Accidents, chance, inspiration, subconsciousness, contradictions, amorality, desires, external constraints are a major part of creation.
And, youknow, you can will as you want, but you never really know WHAT is willing through you when you will… do you?
“This is HIGHLY UNETHICAL”
Well, it probably is unethical. But I’m not sure ethic as something to do with the quality of any artwork. It doesn’t seems like a factor in assessing if something is sucessful as an artwork.
For that matter, a lot of artwork from the past centuries and decades is and was sexist, for example.
posted by jln on 1-11-2008 at 6:40 pm
BY:
Did you get permission to post this art? lolzords,
MF:
“i’m not making a profit from it”
BY:
sorry, i apologize.
posted by Bornyesterday on 2-2-2008 at 6:28 pm
“If Marcel Duchamp can take a urinal, turn it upside down, and call it a fountain, so that I can view it at the Philadelphia Museum of Art, than Shepherd Fairey can reference other forms of art in an entirely hand made work.”
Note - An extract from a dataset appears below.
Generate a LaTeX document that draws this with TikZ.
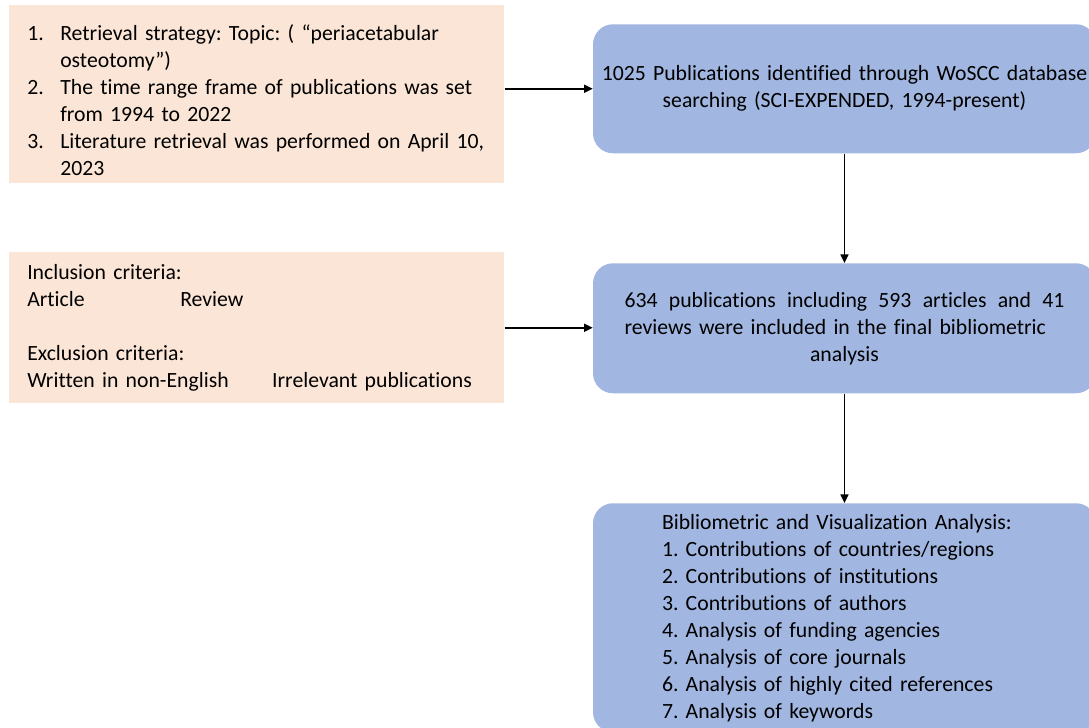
\documentclass[tikz,border=0pt]{standalone}
\usepackage{fontspec}
\setmainfont{Carlito}[Ligatures={NoCommon}]
\definecolor{PrPeach}{HTML}{FBE5D6}
\definecolor{PrBlue}{HTML}{A1B6E0}
\usepackage{tikz}
\usetikzlibrary{arrows.meta,positioning,calc}
\frenchspacing

\begin{document}
\begin{tikzpicture}[x=0.75pt,y=-0.75pt,
      peachbox/.style={fill=PrPeach,draw=none,anchor=north west,align=left,
                       text width=344.25pt,inner xsep=13.5pt,inner ysep=0pt,
                       font=\fontsize{16.3pt}{20.25pt}\selectfont},
      bluebox/.style={fill=PrBlue,draw=none,rounded corners=15pt,anchor=north,
                      text width=370pt,inner xsep=3.6pt,align=center,
                      font=\fontsize{16.3pt}{20.25pt}\selectfont},
      flow/.style={-{Triangle[length=6.5pt,width=6pt]},line width=1.2pt,draw=black}]
    \useasboundingbox (0,0) rectangle (1089,728);
    \clip (0,0) rectangle (1089,728);
    % left column: search settings
    \node[peachbox,minimum height=133.5pt] (strategy) at (9,5) {%
      \rule{0pt}{21pt}\makebox[24.75pt][l]{1.}Retrieval strategy: Topic: ( “periacetabular\\
      \hspace*{24.75pt}osteotomy\char"22)\\
      \makebox[24.75pt][l]{2.}The time range frame of publications was set\\
      \hspace*{24.75pt}from 1994 to 2022\\
      \makebox[24.75pt][l]{3.}Literature retrieval was performed on April 10,\\
      \hspace*{24.75pt}2023};
    \node[peachbox,minimum height=113.25pt] (criteria) at (9,252) {%
      Inclusion criteria:\\
      \makebox[114.75pt][l]{Article}Review\\[20.25pt]
      Exclusion criteria:\\
      \makebox[183.75pt][l]{Written in non-English}Irrelevant publications};
    % right column: screening flow
    \node[bluebox,minimum height=96.75pt] (found) at (844.5,24) {%
      1025 Publications identified through WoSCC database\\
      searching (SCI-EXPENDED, 1994-present)};
    \node[bluebox,minimum height=97.5pt] (included) at (844.5,263) {%
      \leavevmode\hbox to 330pt{634\hfill publications\hfill including\hfill 593\hfill
        articles\hfill and\hfill 41}\\
      \makebox[330pt][l]{reviews were included in the final bibliometric}\\
      analysis};
    \node[bluebox,align=left,text width=273.75pt,inner xsep=51.75pt,inner ysep=8pt]
      (analysis) at (844.5,503) {%
      Bibliometric and Visualization Analysis:\\
      1. Contributions of countries/regions\\
      2. Contributions of institutions\\
      3. Contributions of authors\\
      4. Analysis of funding agencies\\
      5. Analysis of core journals\\
      6. Analysis of highly cited references\\
      7. Analysis of keywords};
    \draw[flow] (found.west -| strategy.east) -- (found.west);
    \draw[flow] (criteria.east) -- (criteria.east -| included.west);
    \draw[flow] (found) -- (included);
    \draw[flow] (included) -- (analysis);
  \end{tikzpicture}
\end{document}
People who reference Duchamp when defending Fairey are willfully ignorant. When Duchamp (who in fact, actually made many of his supposed readymades) unveiled them, they were mocking the pretentiousness of art. Compare this to Fairey, who labels his bullshit artwork a “lesson in phenomenology”, and then acts in all seriousness like a fucking Andre the Giant face on a dollar bill is “serious artwork”. When people started to come up with highfaluting critique son what Duchamps urinals meant, he fled the art world and moved first to installation pieces, and finally out of it completely, dedicating the rest of his life mostly to chess.
In fact, this is part of the reason why Lichtenstein and Warhol’s later works went down hill; they started to buy the bullshit people said about them. By the 80’s Warhol sincerely believed that the shallowness he once ostensibly mocked, was the raison d’tiere of life. He even published a ridiculous gossip magazine mostly about him and others in the NY party scene in an attempt to prove his own immortal words, that forever haunted him, “that everyone will have their 15 minutes of fame”.